Setelah mukjizat terjadi, Bani Israel saling berkata satu
sama lain: “kita tidak tahu mana yang penting sebenarnya, mukjizat
dihidupkannya orang mati ini atau proses memilyalderkan kampung itu.
Nabi Musa a.s. memerintahkan untuk mengqishas pembunuh
tersebut. Dan pemuda yang tidak berdosa itu hidup kembali, dia meminta kepada
nabi Musa untuk diberikan umur kembali. Allah Swt memberi khabar gembira kepada
nabi Musa bahwa dia akan hidup selama 70 tahun. Kemudian nabi Musa
mengawinkannya dengan gadis suci dan
terhormat itu. Dalam sebuah hadis disebutkan bahwa Allah Swt pada hari kiamat
tidak akan memisahkan dua pasangan ini dan status mereka di surga tetap sebagai
suami istri.
Ibrah dan poin-poin
penting dari kisah ini
Dalam kisah Ini,
terdapat beberapa pelajaran penting yang dapat diambil:
Kisah ini
menceritakan pentingnya menghormati ayah dan ibu, di mana Allah Swt sangat
memperhatikan orang yang menghormati kedua orang tuanya dan Allah memberi
pahala khusus kepada mereka yang menghormati kedua orang tuanya baik dunia
maupun di akhirat.
Dari kisah ini
kita juga memahami bahwa wanita salihah akan diperuinting oleh pemuda-pemuda
salih. Sebagaimana al-Quran menyebutkan: (وَالطَّيِّباتُ
لِلطَّيِّبينَ وَالطَّيِّبُونَ لِلطَّيِّباتِ)
Khianat kepada
sesama, berakibat fatal di dunia dan di akhirat.
Dalam kisah
ini Kita bisa melihat salah satu dari
mukjizat Allah Swt.
Kehendak ilahi
lebih didahulukan dari pada keinginan manusia.
Kerelaan tuhan
lebih penting dari semua pekerjaan, bahkan perdagangan atau perniagaan yang
banyak menghasilkan laba.
Dalam memilih
suami, wanita hendaknya berpikir jernih, jangan sampai terjerumus ke dalam
lembah syahwat dan tidak silau terhadap kemilau harta benda.
Orang-orang yang
salih dan cinta tuhan pada akhirnya akan menang dan berhasil, walaupun
kemenangan tersebut tertunda dan
diliputi oleh masalah, karena Allah Swt bwesabda:
(اِنَّ مَعَ الْعُسْرِ يُسْراً) “sesungguhnya setiap kesulitan akan
diakhiri dengan kemudahan.”Semoga kita semua dapat mencerna poin-poin di atas.
{Tim Era Al-Quran}
NB: Menurut sebagian mufasir, motif pembunuhan yang terjadi
dalam kisah tersebut adalah seorang anak muda yang “sebel” menunggu pamannya
yang tidak mati-mati.

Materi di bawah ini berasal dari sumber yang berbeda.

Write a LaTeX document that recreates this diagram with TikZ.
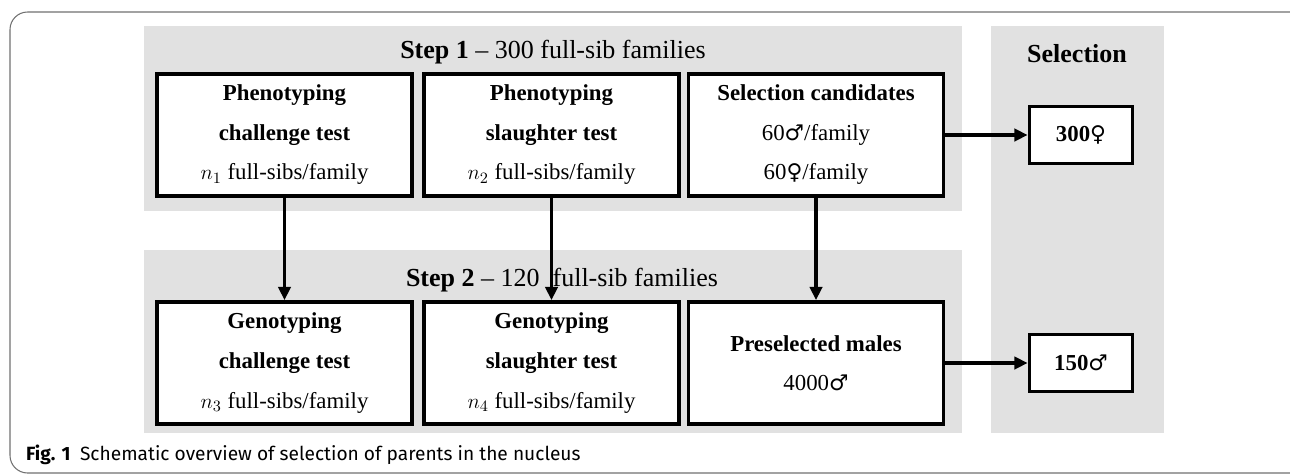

Keselnya sang pemuda cukup beralasan, karena pamannya
yang kaya raya itu tidak memiliki ahli waris lain selain dirinya. Oleh Karena
itu untuk mempercepat proses perpindahan harta benda tersebut, dia membunuh
sang paman.
Ayatollah Makarim Syirazi dalam hal ini membawa dua
kemungkinan di atas; motif pembunuhan karena wanita atau harta. Beliau
menambahkan, pada dasarnya hal ini ingin mengabarkan kepada umat manusia bahwa
dua hal ini; harta dan wanita sama-sama berbahaya dan sanggup menyeret manusia
kepada tindakan apapun termasuk pembunuhan sanak keluarga.